Under the Securities Act of 1933, Cal may sue the accountant who prepared the registration statement for the loss incurred due to the misleading information about a material matter. Therefore, based on the information available, the correct choice is (3) may sue the accountant who prepared the registration statement under the Securities Act of 1933.

Step-by-step explanation:

Cal, an investor, lost $15,000 after purchasing corporate stock based on a false registration statement. Under the Securities Act of 1933, Cal can bring a cause of action because this act mandates that securities offered for public sale must be registered and that the registration statement must not be misleading about material matters. If the registration statement is found to be misleading and this causes an investor to lose money, the act allows the investor to sue those responsible for the registration, which can include the accountant who prepared the documents.
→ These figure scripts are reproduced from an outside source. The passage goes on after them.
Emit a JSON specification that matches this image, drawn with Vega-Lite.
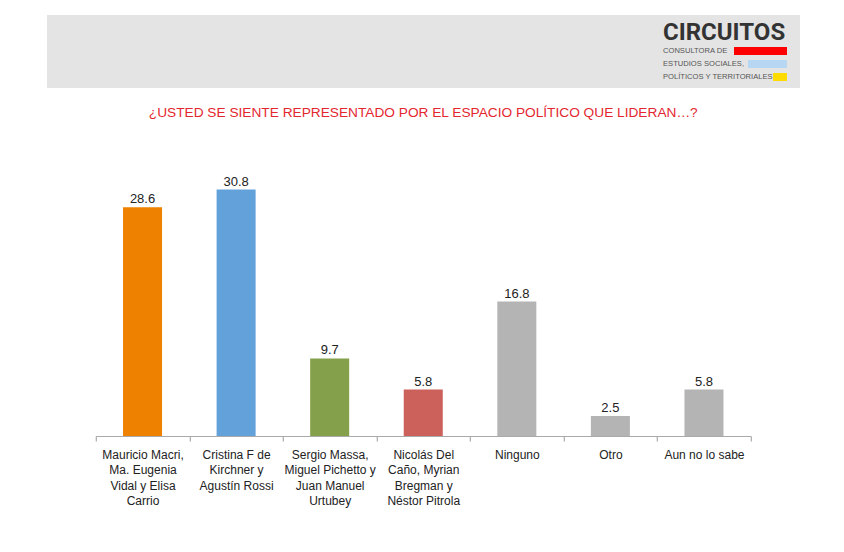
{
  "$schema": "https://vega.github.io/schema/vega-lite/v6.json",
  "background": "white",
  "padding": {"left": 47, "top": 15, "right": 10, "bottom": 10},
  "spacing": 18,
  "center": true,
  "config": {
    "font": "Liberation Sans",
    "view": {"stroke": null},
    "axis": {"labelFont": "Liberation Sans"}
  },
  "vconcat": [
    {
      "width": 753,
      "height": 73,
      "view": {"fill": "#e4e4e4", "stroke": null},
      "data": {
        "values": [
          {"linea": "CONSULTORA DE"},
          {"linea": "ESTUDIOS SOCIALES,"},
          {"linea": "POLÍTICOS Y TERRITORIALES"}
        ]
      },
      "encoding": {
        "y": {
          "field": "linea",
          "type": "nominal",
          "axis": null,
          "scale": {
            "type": "band",
            "domain": ["CIRCUITOS", "CONSULTORA DE", "ESTUDIOS SOCIALES,", "POLÍTICOS Y TERRITORIALES"],
            "paddingInner": 0,
            "paddingOuter": 0.81,
            "align": 0.786
          }
        }
      },
      "layer": [
        {
          "transform": [{"filter": "datum.linea === 'CONSULTORA DE'"}],
          "mark": {"type": "tick", "orient": "horizontal", "size": 53, "thickness": 8, "xOffset": -39.5, "color": "#ff0000", "opacity": 1},
          "encoding": {"x": {"value": "width"}}
        },
        {
          "transform": [{"filter": "datum.linea === 'ESTUDIOS SOCIALES,'"}],
          "mark": {"type": "tick", "orient": "horizontal", "size": 39, "thickness": 8, "xOffset": -32.5, "color": "#b7d6f2", "opacity": 1},
          "encoding": {"x": {"value": "width"}}
        },
        {
          "transform": [{"filter": "datum.linea === 'POLÍTICOS Y TERRITORIALES'"}],
          "mark": {"type": "tick", "orient": "horizontal", "size": 14, "thickness": 8, "xOffset": -20, "color": "#ffdc00", "opacity": 1},
          "encoding": {"x": {"value": "width"}}
        },
        {
          "transform": [{"filter": "datum.linea === 'CONSULTORA DE'"}],
          "mark": {
            "type": "text",
            "text": "CIRCUITOS",
            "font": "Roboto",
            "fontSize": 24,
            "fontWeight": "bold",
            "color": "#333333",
            "align": "left",
            "baseline": "middle",
            "dx": -137,
            "dy": -18
          },
          "encoding": {"x": {"value": "width"}}
        },
        {
          "mark": {
            "type": "text",
            "font": "Liberation Sans",
            "fontSize": 7.6,
            "color": "#555555",
            "align": "left",
            "baseline": "middle",
            "dx": -137
          },
          "encoding": {
            "x": {"value": "width"},
            "text": {"field": "linea"}
          }
        }
      ]
    },
    {
      "width": 655,
      "height": 296,
      "title": {
        "text": "¿USTED SE SIENTE REPRESENTADO POR EL ESPACIO POLÍTICO QUE LIDERAN…?",
        "color": "#e4262f",
        "font": "Liberation Sans",
        "fontSize": 13.7,
        "fontWeight": "normal",
        "anchor": "middle",
        "offset": 20
      },
      "data": {
        "values": [
          {"espacio": "Mauricio Macri,\nMa. Eugenia\nVidal y Elisa\nCarrio", "fuerza": "Cambiemos", "pct": 28.6},
          {"espacio": "Cristina F de\nKirchner y\nAgustín Rossi", "fuerza": "Unidad Ciudadana", "pct": 30.8},
          {"espacio": "Sergio Massa,\nMiguel Pichetto y\nJuan Manuel\nUrtubey", "fuerza": "Peronismo Federal", "pct": 9.7},
          {"espacio": "Nicolás Del\nCaño, Myrian\nBregman y\nNéstor Pitrola", "fuerza": "FIT", "pct": 5.8},
          {"espacio": "Ninguno", "fuerza": "Ninguno", "pct": 16.8},
          {"espacio": "Otro", "fuerza": "Otro", "pct": 2.5},
          {"espacio": "Aun no lo sabe", "fuerza": "Aun no lo sabe", "pct": 5.8}
        ]
      },
      "encoding": {
        "x": {
          "field": "espacio",
          "type": "nominal",
          "sort": null,
          "scale": {"paddingInner": 0, "paddingOuter": 0},
          "axis": {
            "title": null,
            "labelAngle": 0,
            "labelExpr": "datum.value ? split(datum.value, '\\n') : ''",
            "labelFontSize": 12,
            "labelColor": "#222222",
            "labelLineHeight": 15.5,
            "labelPadding": 8,
            "labelBaseline": "top",
            "domainColor": "#aaaaaa",
            "ticks": true,
            "tickColor": "#999999",
            "tickWidth": 1,
            "tickSize": 5,
            "tickBand": "extent"
          }
        },
        "y": {
          "field": "pct",
          "type": "quantitative",
          "scale": {"domain": [0, 37]},
          "axis": null
        }
      },
      "layer": [
        {
          "mark": {"type": "bar", "width": {"band": 0.417}},
          "encoding": {
            "color": {
              "field": "fuerza",
              "type": "nominal",
              "legend": null,
              "scale": {
                "domain": ["Cambiemos", "Unidad Ciudadana", "Peronismo Federal", "FIT", "Ninguno", "Otro", "Aun no lo sabe"],
                "range": ["#ee8100", "#63a1db", "#84a04a", "#cc605a", "#b4b4b4", "#b4b4b4", "#b4b4b4"]
              }
            }
          }
        },
        {
          "mark": {"type": "text", "baseline": "bottom", "dy": -1, "fontSize": 13, "color": "#222222"},
          "encoding": {
            "text": {"field": "pct", "type": "quantitative", "format": ".1f"}
          }
        }
      ]
    }
  ]
}
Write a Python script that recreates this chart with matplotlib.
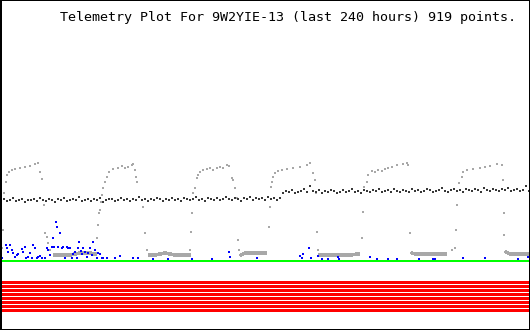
import numpy as np
import matplotlib
matplotlib.use("Agg")
import matplotlib.pyplot as plt

# time axis in hours (0..240), values in raw telemetry counts
title = "Telemetry Plot For 9W2YIE-13 (last 240 hours) 919 points."

gray_t = [0.9, 1.4, 1.8, 2.7, 3.2, 4.1, 5.4, 6.8, 9.1, 11.3, 13.6, 15.8, 17.2, 18.1, 19.0,
          19.9, 20.4, 21.3, 21.7, 22.6, 24.9, 27.2, 29.4, 31.7, 34.0, 36.2, 38.5, 40.8, 43.0,
          43.9, 44.4, 44.8, 45.3, 45.7, 46.2, 46.6, 47.5, 48.5, 49.4, 51.2, 53.4, 55.2, 56.6,
          58.0, 59.8, 60.2, 61.1, 61.6, 62.0, 64.8, 65.7, 66.6, 67.9, 70.2, 72.4, 74.7, 77.0,
          79.2, 81.5, 83.8, 85.6, 86.0, 86.5, 86.9, 87.4, 88.3, 89.2, 89.7, 90.6, 91.9, 93.7,
          95.1, 96.4, 98.3, 99.6, 101.0, 102.8, 103.7, 105.0, 105.5, 106.4, 107.3, 107.8, 108.2,
          109.1, 110.9, 113.2, 115.5, 117.7, 120.0, 121.8, 122.3, 122.7, 123.2, 123.6, 124.5,
          125.9, 127.7, 130.0, 132.7, 135.8, 139.0, 140.4, 141.7, 142.6, 143.1, 143.5, 144.0,
          144.9, 149.4, 154.0, 158.5, 162.1, 163.9, 164.4, 164.8, 166.2, 166.6, 168.4, 169.8,
          171.2, 173.0, 174.3, 175.7, 177.5, 179.8, 182.5, 184.3, 184.7, 185.7, 186.6, 187.9,
          192.5, 197.0, 201.5, 204.7, 206.0, 206.5, 206.9, 207.8, 209.2, 209.6, 211.5, 214.2,
          217.3, 219.6, 221.9, 225.0, 227.3, 227.8, 228.0, 228.2, 229.1, 230.9, 235.5, 239.5]
gray_v = [82, 100, 137, 148, 155, 158, 160, 161, 162, 163, 164, 166, 167, 158, 151,
          125, 97, 93, 87, 80, 75, 75, 75, 75, 76, 77, 77, 77, 76,
          92, 105, 117, 120, 128, 135, 142, 148, 153, 158, 161, 162, 164, 162,
          163, 165, 166, 160, 153, 148, 123, 97, 80, 75, 75, 76, 77, 76,
          75, 75, 75, 75, 80, 98, 117, 137, 142, 152, 155, 158, 160, 161,
          162, 160, 162, 163, 162, 165, 164, 152, 150, 142, 132, 90, 80,
          75, 77, 77, 77, 77, 77, 103, 123, 143, 148, 153, 157,
          159, 160, 161, 162, 163, 165, 167, 157, 150, 137, 98, 80,
          75, 75, 75, 75, 76, 92, 118, 143, 148, 155, 159, 158,
          160, 159, 161, 162, 163, 165, 166, 167, 165, 97, 77, 76,
          76, 76, 76, 80, 82, 100, 125, 147, 153, 158, 160, 161,
          162, 163, 164, 166, 165, 150, 117, 95, 78, 76, 76, 76]

# dark channel, one sample every ~1.36 h
black_t0 = 0.45
black_dt = 1.358
black_v = [130, 131, 129, 130, 132, 129, 130, 131, 128, 130, 130, 131, 129, 132, 130, 129, 131, 130, 128, 131,
           130, 132, 129, 130, 131, 130, 133, 129, 130, 131, 129, 131, 130, 132, 128, 130, 131, 131, 129, 130,
           132, 130, 131, 129, 131, 130, 133, 130, 131, 129, 131, 130, 132, 131, 129, 131, 130, 132, 130, 131,
           129, 132, 131, 130, 131, 133, 130, 131, 129, 132, 131, 130, 132, 130, 131, 133, 131, 130, 132, 131,
           129, 132, 131, 133, 130, 132, 131, 132, 130, 133, 131, 132, 130, 132,
           137, 139, 138, 140, 137, 138, 139, 141, 138, 144, 139, 138, 140, 137, 139, 138, 140, 139, 137, 138,
           140, 138, 139, 141, 138, 139, 137, 140, 139, 138, 140, 139, 141, 138, 139, 140, 138, 141, 139, 138,
           140, 139, 138, 141, 139, 140, 138, 139, 141, 140, 138, 139, 140, 142, 139, 138, 140, 141, 139, 140,
           138, 141, 140, 139, 141, 140, 138, 142, 140, 139, 141, 140, 139, 141, 140, 142, 139, 140, 141, 139,
           140, 144, 139]

blue_t = [0.9, 2.7, 3.2, 3.6, 4.5, 5.4, 5.9, 6.8, 7.7, 8.2, 10.0, 10.4, 11.3, 11.8, 12.7, 13.6,
          14.5, 14.9, 15.8, 16.8, 17.2, 18.1, 19.0, 20.4, 21.3, 21.7, 22.6, 23.5, 24.0, 24.5,
          25.4, 25.8, 26.3, 27.2, 28.1, 28.5, 29.4, 30.3, 30.8, 31.7, 32.6, 33.1, 34.0, 34.9,
          35.3, 35.8, 36.7, 37.1, 37.6, 38.5, 39.4, 39.8, 40.8, 41.7, 42.1, 43.0, 43.9, 44.4,
          45.3, 46.2, 46.6, 48.5, 52.1, 54.3, 60.2, 62.5, 69.3, 76.1, 86.9, 96.0, 103.7, 104.1,
          116.4, 135.8, 136.8, 137.2, 139.9, 140.8, 144.0, 145.8, 148.5, 153.1, 153.5, 167.5,
          170.7, 175.7, 179.8, 189.7, 196.1, 197.0, 209.6, 219.6, 234.6, 239.1]
blue_v = [72, 85, 82, 78, 85, 80, 77, 73, 75, 76, 81, 78, 83, 72, 73, 77,
          72, 85, 82, 72, 73, 74, 72, 72, 82, 80, 75, 83, 92, 83,
          108, 103, 83, 97, 82, 83, 72, 83, 82, 82, 72, 76, 78, 72,
          82, 88, 79, 76, 82, 78, 73, 77, 82, 75, 88, 80, 72, 77,
          76, 72, 72, 72, 72, 74, 72, 72, 71, 71, 71, 71, 78, 73,
          72, 74, 72, 76, 82, 72, 74, 71, 71, 73, 71, 73,
          71, 71, 71, 71, 71, 71, 72, 72, 71, 73]

green_level = 69.5
red_bits = [48.5, 44.5, 40.5, 36.5, 32.5, 28.5, 24.5, 20.5]

px = 72 / 100  # points per pixel at dpi 100

fig = plt.figure(figsize=(5.3, 3.3), dpi=100)
ax = fig.add_axes([0, 0, 1, 1])
ax.set_xlim(0, 240)
ax.set_ylim(0, 330)
ax.set_xticks([])
ax.set_yticks([])
for side in ['top', 'right', 'bottom']:
    ax.spines[side].set_linewidth(2 * px)
ax.spines['left'].set_linewidth(4 * px)

# red bit channels
ax.hlines(red_bits, 0, 240, colors='#ff0000', lw=3 * px, antialiased=False)
# green baseline
ax.axhline(green_level, color='#00ff00', lw=2 * px, antialiased=False)

# gray channel: low flat parts look solid
gt = np.array(gray_t)
gv = np.array(gray_v, dtype=float)
low = np.where(gv < 79, gv, np.nan)
ax.plot(gt, low, color='#a8a8a8', lw=2.5 * px, antialiased=False)
ax.plot(gt, gv, 's', color='#a8a8a8', ms=2.2 * px, mew=0, antialiased=False)

bt = black_t0 + black_dt * np.arange(len(black_v))
ax.plot(bt, black_v, 's', color='#383838', ms=2.6 * px, mew=0, antialiased=False)

ax.plot(blue_t, blue_v, 's', color='#0000ff', ms=2.2 * px, mew=0, antialiased=False)

fig.text(60 / 530, 1 - 17 / 330, title, family='DejaVu Sans Mono', fontsize=9.65,
         ha='left', va='center', color='black')

fig.savefig('out.png', dpi=100)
Among the choices given, the most appropriate is that Cal may sue the accountant who prepared the registration statement under the Securities Act of 1933. It's important to note that the Securities Exchange Act of 1934 governs different aspects, focusing more on transactions occurring on securities exchanges and after the securities are issued, such as the regulation of securities transactions and reporting by companies. On the other hand, accounting fraud and the enhancement of corporate disclosures are addressed by the Sarbanes-Oxley Act of 2002, which came about as a result of major accounting scandals to increase investor protection.